Data provided -

* * *

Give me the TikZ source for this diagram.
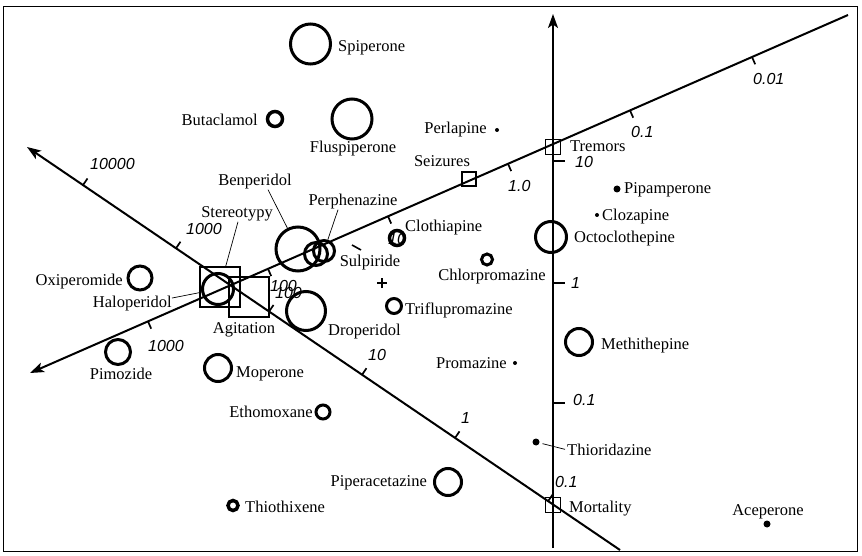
\documentclass[tikz,border=0pt]{standalone}
\usepackage{fontspec}
\setmainfont{Liberation Serif}
\setsansfont{Liberation Sans}
\usetikzlibrary{arrows.meta}
\newcommand\lblfont{\fontsize{16.5}{18}\selectfont}
\newcommand\numfont{\sffamily\itshape\fontsize{16}{18}\selectfont}

\tikzset{
  axisline/.style={line width=2pt},
  axtip/.style={-{Stealth[length=14pt,width=10pt,inset=3.5pt]}},
  tickmark/.style={line width=1.7pt},
  mol/.style={circle,draw,line width=3pt,inner sep=0pt,minimum size=#1},
  thickmol/.style={mol=#1,line width=3.5pt},
  dotmark/.style={circle,fill,inner sep=0pt,minimum size=#1},
  effect/.style={rectangle,draw,line width=1.4pt,inner sep=0pt,minimum size=#1},
  lbl/.style={font=\lblfont,inner sep=0pt,anchor=base west},
  lble/.style={lbl,anchor=base east},
  lblc/.style={lbl,anchor=base},
  num/.style={font=\numfont,inner sep=0pt,anchor=base west},
  leader/.style={line width=0.7pt},
}

\begin{document}
\begin{tikzpicture}[x=1pt,y=-1pt]
\useasboundingbox (0,0) rectangle (862,556);
\fill[white] (0,0) rectangle (862,556);

% frame
\draw[line width=1.6pt] (3.5,6.5) rectangle (857.5,551.5);

% ---------------- axes ----------------
\coordinate (vbot) at (553,548);
\coordinate (vtop) at (553,14);
\coordinate (aend) at (848,15);
\coordinate (atip) at (30,373);
\coordinate (dend) at (620,550);
\coordinate (dtip) at (27,147);

\draw[axisline,axtip] (vbot) -- (vtop);
\draw[axisline,axtip] (aend) -- (atip);
\draw[axisline,axtip] (dend) -- (dtip);

% ticks on the vertical axis
\foreach \y in {161,283,403} \draw[tickmark] (553,\y) -- (565,\y);
\node[num] (v10) at (575,168) {10};
\node[num] (v1) at (571,288) {1};
\node[num] (v01) at (573,405) {0.1};

% ticks on the rising axis
\foreach \x/\y in {752/57.0,630/110.4,508/163.8,388/216.3,268/268.8,148/321.4}
  \draw[tickmark] (\x,\y) -- ++(3.2,7.3);
\node[num] (a001) at (753,85) {0.01};
\node[num] (a01) at (631,138) {0.1};
\node[num] (a1) at (508,192) {1.0};
\node[num] (a100) at (270,291) {100};
\node[num] (a1000) at (148,351) {1000};

% ticks on the falling axis
\foreach \x/\y in {83/185.1,176/248.3,269/311.6,362/374.8,455/438.0,548/501.3}
  \draw[tickmark] (\x,\y) -- ++(4.5,-6.6);
\node[num] (d10000) at (90,170) {10000};
\node[num] (d1000) at (186,234) {1000};
\node[num] (d100) at (275,298) {100};
\node[num] (d10) at (368,360) {10};
\node[num] (d1) at (461,423) {1};
\node[num] (d01) at (555,487) {0.1};

% centre of the plot
\coordinate (origin) at (382,283);
\draw[line width=1.2pt] ([xshift=-5pt]origin) -- ([xshift=5pt]origin);
\draw[line width=1.2pt] ([yshift=-5pt]origin) -- ([yshift=5pt]origin);

% ---------------- side effects ----------------
\node[effect=14pt] (seizures) at (469,179) {};
\node[effect=15pt] (tremors) at (553,147) {};
\node[effect=15pt] (mortality) at (553,505) {};
\node[effect=40pt] (stereotypy) at (220,287) {};
\node[effect=40pt] (agitation) at (249,297) {};

\node[lblc] (lbSeiz) at (442,167) {Seizures};
\node[lbl] (lbTrem) at (570,152) {Tremors};
\node[lbl] (lbMort) at (569,512) {Mortality};
\node[lblc] (lbStereo) at (237,218) {Stereotypy};
\node[lblc] (lbAgit) at (244,333) {Agitation};
\draw[leader] ([xshift=1pt]lbStereo.south) -- (stereotypy);

% ---------------- drugs ----------------
\node[mol=40pt] (spiperone) at (310.5,44) {};
\node[lbl] (lbSpip) at (338,52) {Spiperone};

\node[thickmol=15pt] (butaclamol) at (275,119) {};
\node[lble] (lbButa) at (258,126) {Butaclamol};

\node[mol=40pt] (fluspiperone) at (352,119) {};
\node[lblc] (lbFlus) at (353,153) {Fluspiperone};

\node[dotmark=4pt] (perlapine) at (497,130) {};
\node[lble] (lbPerl) at (487,134) {Perlapine};

\node[dotmark=7pt] (pipamperone) at (617,189) {};
\node[lbl] (lbPipa) at (624,194) {Pipamperone};

\node[dotmark=4pt] (clozapine) at (597,215) {};
\node[lbl] (lbCloz) at (602,221) {Clozapine};

\node[mol=31pt] (octoclothepine) at (551,237) {};
\node[lbl] (lbOcto) at (574,243) {Octoclothepine};

\node[thickmol=15pt] (clothiapine) at (397,238) {};
\node[lbl] (lbCloth) at (405,232) {Clothiapine};
\node[num] (a10) at (388,244) {10};

\node[mol=11pt] (chlorpromazine) at (487,259.5) {};
\node[lblc] (lbChlor) at (492,280) {Chlorpromazine};

\coordinate (sulpA) at (352,245);
\coordinate (sulpB) at (361,250);
\draw[line width=1.6pt] (sulpA) -- (sulpB);
\node[lblc] (lbSulp) at (370,266) {Sulpiride};

\node[mol=15pt] (triflupromazine) at (394,306) {};
\node[lbl] (lbTrif) at (405,314) {Triflupromazine};

\node[mol=44pt] (benperidol) at (298,249) {};
\node[lblc] (lbBenp) at (255,186) {Benperidol};
\draw[leader] ([xshift=13pt]lbBenp.south) -- (benperidol);

\node[mol=23pt] (perphenazineb) at (316,254) {};
\node[mol=21pt] (perphenazine) at (324,251) {};
\node[lblc] (lbPerph) at (353,206) {Perphenazine};
\draw[leader] ([xshift=-15pt]lbPerph.south) -- (perphenazine);

\node[mol=39pt] (droperidol) at (306,311) {};
\node[lbl] (lbDrop) at (328,335) {Droperidol};

\node[mol=31pt] (haloperidol) at (218,289) {};
\node[lble] (lbHalo) at (172,307) {Haloperidol};
\draw[leader] ([yshift=5pt]lbHalo.east) -- (haloperidol);

\node[mol=24pt] (oxiperomide) at (140,278) {};
\node[lble] (lbOxip) at (123,285) {Oxiperomide};

\node[mol=25pt] (pimozide) at (118,352) {};
\node[lblc] (lbPimo) at (121,379) {Pimozide};

\node[mol=27pt] (moperone) at (218,368) {};
\node[lbl] (lbMope) at (236,377) {Moperone};

\node[mol=14pt] (ethomoxane) at (323,412) {};
\node[lble] (lbEtho) at (313,417) {Ethomoxane};

\node[dotmark=4pt] (promazine) at (515,363) {};
\node[lble] (lbProm) at (507,368) {Promazine};

\node[mol=27pt] (methithepine) at (579,342) {};
\node[lbl] (lbMeth) at (601,349) {Methithepine};

\node[dotmark=7pt] (thioridazine) at (536,442) {};
\node[lbl] (lbThio) at (567,455) {Thioridazine};
\draw[leader,shorten <=3pt] (thioridazine) -- ([xshift=-2pt]lbThio.west);

\node[mol=27pt] (piperacetazine) at (448,482) {};
\node[lble] (lbPipe) at (427,486) {Piperacetazine};

\node[thickmol=10pt] (thiothixene) at (233,505.5) {};
\node[lbl] (lbThiot) at (245,512) {Thiothixene};

\node[dotmark=7pt] (aceperone) at (767,524) {};
\node[lblc] (lbAcep) at (768,515) {Aceperone};

\end{tikzpicture}
\end{document}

* * *

Stated goal -
Skip every picture and return the lines above from the top through the one that contains "(a1000) at (148,351)".

Exercise answer -
Give me the TikZ source for this diagram.
\documentclass[tikz,border=0pt]{standalone}
\usepackage{fontspec}
\setmainfont{Liberation Serif}
\setsansfont{Liberation Sans}
\usetikzlibrary{arrows.meta}
\newcommand\lblfont{\fontsize{16.5}{18}\selectfont}
\newcommand\numfont{\sffamily\itshape\fontsize{16}{18}\selectfont}

\tikzset{
  axisline/.style={line width=2pt},
  axtip/.style={-{Stealth[length=14pt,width=10pt,inset=3.5pt]}},
  tickmark/.style={line width=1.7pt},
  mol/.style={circle,draw,line width=3pt,inner sep=0pt,minimum size=#1},
  thickmol/.style={mol=#1,line width=3.5pt},
  dotmark/.style={circle,fill,inner sep=0pt,minimum size=#1},
  effect/.style={rectangle,draw,line width=1.4pt,inner sep=0pt,minimum size=#1},
  lbl/.style={font=\lblfont,inner sep=0pt,anchor=base west},
  lble/.style={lbl,anchor=base east},
  lblc/.style={lbl,anchor=base},
  num/.style={font=\numfont,inner sep=0pt,anchor=base west},
  leader/.style={line width=0.7pt},
}

\begin{document}
\begin{tikzpicture}[x=1pt,y=-1pt]
\useasboundingbox (0,0) rectangle (862,556);
\fill[white] (0,0) rectangle (862,556);

% frame
\draw[line width=1.6pt] (3.5,6.5) rectangle (857.5,551.5);

% ---------------- axes ----------------
\coordinate (vbot) at (553,548);
\coordinate (vtop) at (553,14);
\coordinate (aend) at (848,15);
\coordinate (atip) at (30,373);
\coordinate (dend) at (620,550);
\coordinate (dtip) at (27,147);

\draw[axisline,axtip] (vbot) -- (vtop);
\draw[axisline,axtip] (aend) -- (atip);
\draw[axisline,axtip] (dend) -- (dtip);

% ticks on the vertical axis
\foreach \y in {161,283,403} \draw[tickmark] (553,\y) -- (565,\y);
\node[num] (v10) at (575,168) {10};
\node[num] (v1) at (571,288) {1};
\node[num] (v01) at (573,405) {0.1};

% ticks on the rising axis
\foreach \x/\y in {752/57.0,630/110.4,508/163.8,388/216.3,268/268.8,148/321.4}
  \draw[tickmark] (\x,\y) -- ++(3.2,7.3);
\node[num] (a001) at (753,85) {0.01};
\node[num] (a01) at (631,138) {0.1};
\node[num] (a1) at (508,192) {1.0};
\node[num] (a100) at (270,291) {100};
\node[num] (a1000) at (148,351) {1000};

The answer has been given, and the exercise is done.